What are you going to write about on Taste of Croatia? Dalmatian food interpreted by an American with American ingredients?
My own interest is in presenting the food and cooking style in its purest, most traditional form for English speaking audiences. I’ve only studied regional Croatian cuisine for six years, so I’m still learning, and approaching the food with a healthy level of respect for tradition. My writing for Taste of Croatia will reflect the attitude of a serious student, however it manifests itself.
I definitely have my own style when I cook Croatian dishes, and my own philosophy about how to develop classic dishes into something new. But my method and approach have very little to do with the audience. I’m more interested in combining history, culture and autochthonous ingredients in new ways, but not to the point that it doesn’t look like food. My method is more hypothetical scenario-oriented.
Mongolian people. Monglian sheep stew. Photo by Mirna Grbac.
I am getting lost… For example?
What if the Mongolian Empire was successful in the Balkans, and the Ottomans never had an influence on the culture? How would local ingredients be utilized? Or, what if the current global climate existed in the 15th century? How would the crops and animal population be different, and how would it influence cooking? These are just examples, but they illustrate possible methods for deconstructing and re-assembling the history, culture and environment of a particular region, then utilizing the results as a way to approach cooking.
Finally, when are you coming back to Croatia?
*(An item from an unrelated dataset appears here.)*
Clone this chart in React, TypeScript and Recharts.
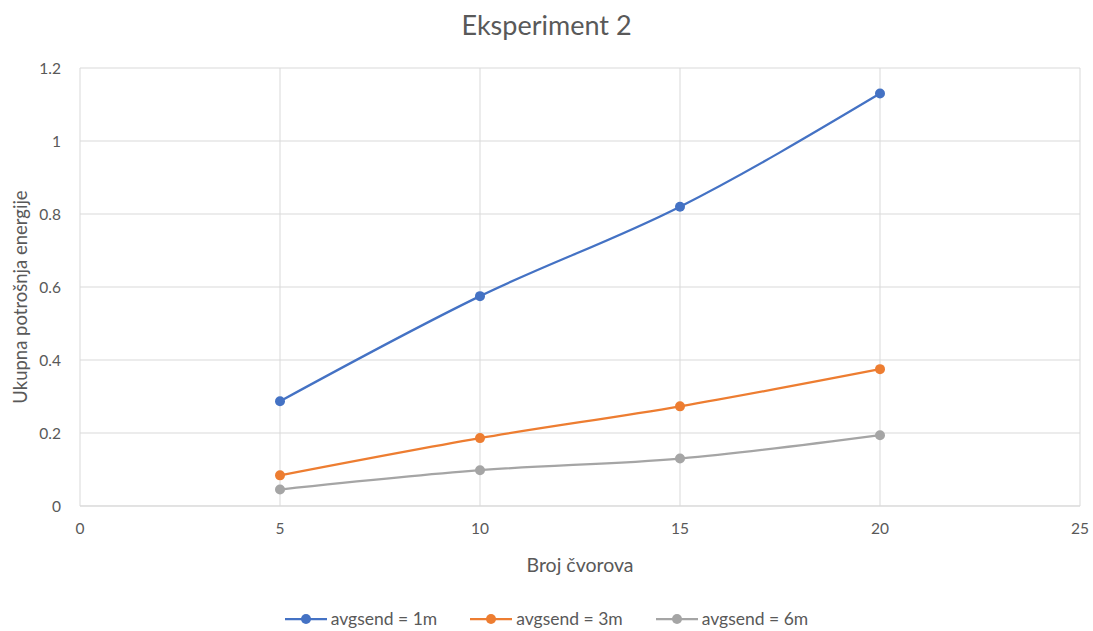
import { LineChart, Line, XAxis, YAxis, CartesianGrid, Legend } from 'recharts';

const nodeCounts = [5, 10, 15, 20];
const send1m = [0.287, 0.575, 0.82, 1.13];
const send3m = [0.084, 0.186, 0.273, 0.375];
const send6m = [0.045, 0.098, 0.13, 0.194];

const xTicks = [0, 5, 10, 15, 20, 25];
const yTicks = [0, 0.2, 0.4, 0.6, 0.8, 1, 1.2];

const seriesList = [
  { key: 'm1', name: 'avgsend = 1m', color: '#4472C4' },
  { key: 'm3', name: 'avgsend = 3m', color: '#ED7D31' },
  { key: 'm6', name: 'avgsend = 6m', color: '#A5A5A5' },
];

const chartData = nodeCounts.map((n, i) => ({
  x: n,
  m1: send1m[i],
  m3: send3m[i],
  m6: send6m[i],
}));

const FONT = 'Lato, "Open Sans", sans-serif';
const TEXT = '#595959';
const GRID = '#D9D9D9';

function LegendContent() {
  return (
    <div style={{ display: 'flex', justifyContent: 'center', gap: 33, fontFamily: FONT, fontSize: 17.5, color: TEXT }}>
      {seriesList.map((s) => (
        <div key={s.key} style={{ display: 'flex', alignItems: 'center', gap: 4 }}>
          <svg width={42} height={12}>
            <line x1={0} y1={6} x2={42} y2={6} stroke={s.color} strokeWidth={2.25} />
            <circle cx={21} cy={6} r={5} fill={s.color} />
          </svg>
          <span>{s.name}</span>
        </div>
      ))}
    </div>
  );
}

export default function App() {
  return (
    <div style={{ position: 'absolute', left: 0, top: 0, width: 1093, height: 631, background: '#fff' }}>
      <div
        style={{
          position: 'absolute',
          top: 8,
          left: 0,
          width: 1093,
          textAlign: 'center',
          fontFamily: FONT,
          fontSize: 27,
          color: TEXT,
        }}
      >
        Eksperiment 2
      </div>
      <LineChart width={1093} height={631} data={chartData} margin={{ top: 68, right: 13, left: 0, bottom: 55 }}>
        <CartesianGrid stroke={GRID} strokeWidth={1} horizontalValues={yTicks} verticalValues={xTicks} />
        <XAxis
          dataKey="x"
          type="number"
          domain={[0, 25]}
          ticks={xTicks}
          height={70}
          tickLine={false}
          tickSize={0}
          tickMargin={17}
          axisLine={{ stroke: GRID }}
          tick={{ fill: TEXT, fontSize: 15.5, fontFamily: FONT }}
          label={{ value: 'Broj čvorova', position: 'insideBottom', offset: 4, fill: TEXT, fontSize: 19.5, fontFamily: FONT }}
        />
        <YAxis
          type="number"
          domain={[0, 1.2]}
          ticks={yTicks}
          width={80}
          tickLine={false}
          tickSize={0}
          tickMargin={19}
          axisLine={false}
          tick={{ fill: TEXT, fontSize: 15.5, fontFamily: FONT }}
          label={{
            value: 'Ukupna potrošnja energije',
            angle: -90,
            position: 'insideLeft',
            dx: 15,
            dy: 10,
            fill: TEXT,
            fontSize: 18.5,
            fontFamily: FONT,
            style: { textAnchor: 'middle' },
          }}
        />
        <Legend
          verticalAlign="middle"
          align="center"
          layout="horizontal"
          wrapperStyle={{ top: 608, left: 0, width: 1093 }}
          content={<LegendContent />}
        />
        {seriesList.map((s) => (
          <Line
            key={s.key}
            type="monotone"
            dataKey={s.key}
            name={s.name}
            stroke={s.color}
            strokeWidth={2.25}
            dot={{ r: 5, fill: s.color, stroke: s.color, strokeWidth: 0 }}
            isAnimationActive={false}
          />
        ))}
      </LineChart>
    </div>
  );
}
As soon as possible! I miss Croatia terribly, and I feel a deep need to rekindle my connection with the language and culture. And I have some very special friends whom I miss terribly. I’ve tried to investigate different possibilities for a cultural exchange sponsorship in food, literature or music so that I can stay longer than the tourist visa allows. I have a company registered there so that I can work legally, and I’ve considered starting a commercial copy writing agency there, but my intention at this point is to get book sales going well enough to rely on that income, wherever I live. It’s quite a big transition to make from relying on a paycheck from an employer, but I’ve learned that you can’t really count on an employer to take care of your needs. If the way presents itself, I would come live in Croatia immediately, and contribute whatever I can to Croatian society.